I’m currently experimenting with a Vectordatabase and data (extracted from pdf). Those pdfs are mostly product information papers.
For example, I want to ask similar questions:
- “Which papers haven’t been updated since 2018?”
- “How many different material providers are there?”
The current vectordatabase is fed with a few hundred pds. But of course for those type of questions, the Vectordatabase is not the right approach. What else do I have to do to achieve that?
Embeddings/vector databases is generally the right approach for chatting with your data.
Those questions seem to more be about the metadata of the papers rather than the content. You’ll need to find a way to generate proper embeddings for that type of content, or detect if the question is about the metadata rather than content and give it a CSV of metadata, or have it write a SQL query, or something along those lines.
thanks for your reply
How would it be possible to detect questions about the metadata? There are no such “keywords” for that, besides that it wouldn’t be very user-friendly to use special keywords…

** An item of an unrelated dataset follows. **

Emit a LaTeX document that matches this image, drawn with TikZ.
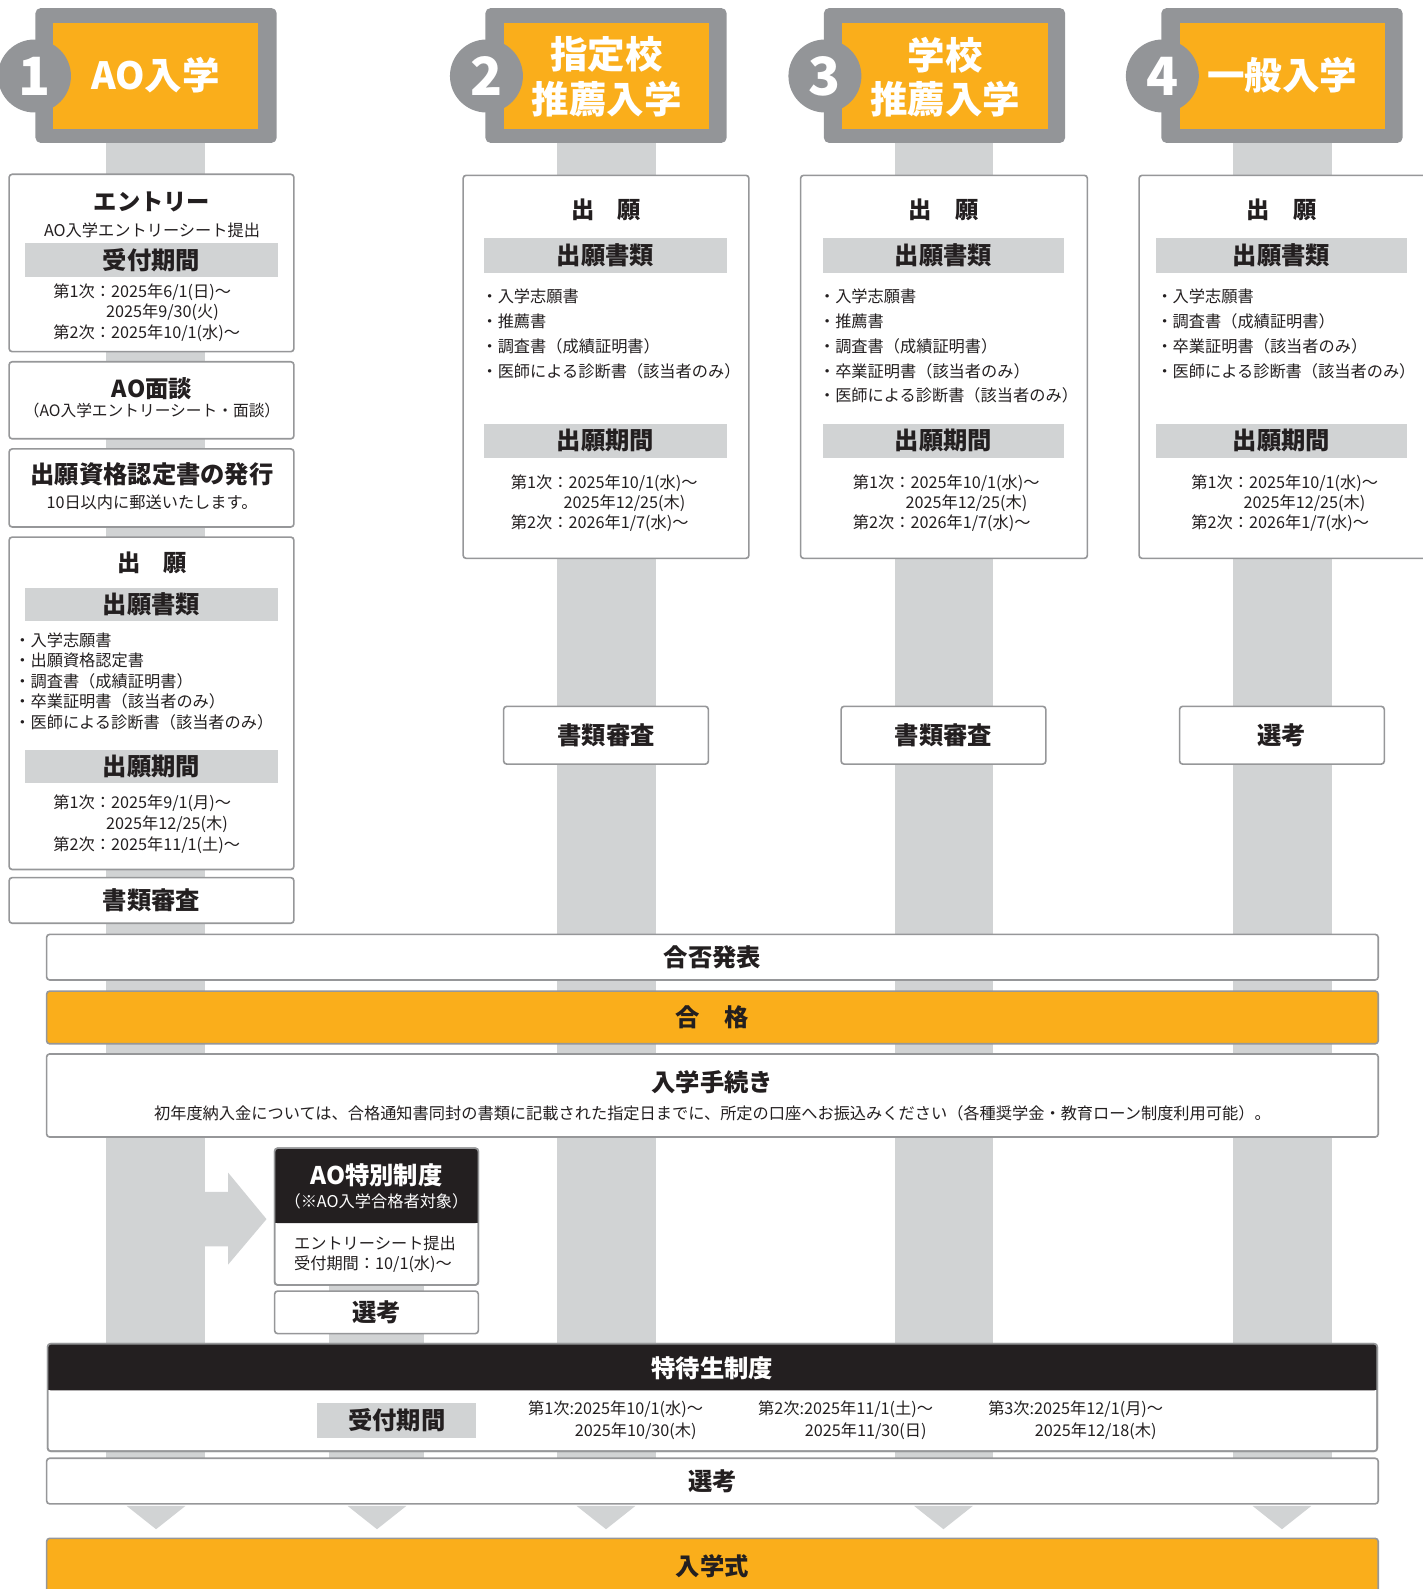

Regarding the CSV, would you create a whole csv file with every data? The problem I see here is that the CSV file would be large, since we are talking about ~200k PDF documents.
I forgot to mention another problem for the CSV file: all pdf files are different, meaning that the location of any “date” or necessary data is placed somewhere else.
For the question “Which papers haven’t been updated since 2018?” this wouldn’t work, besides that you could create the csv manually (I wont do that)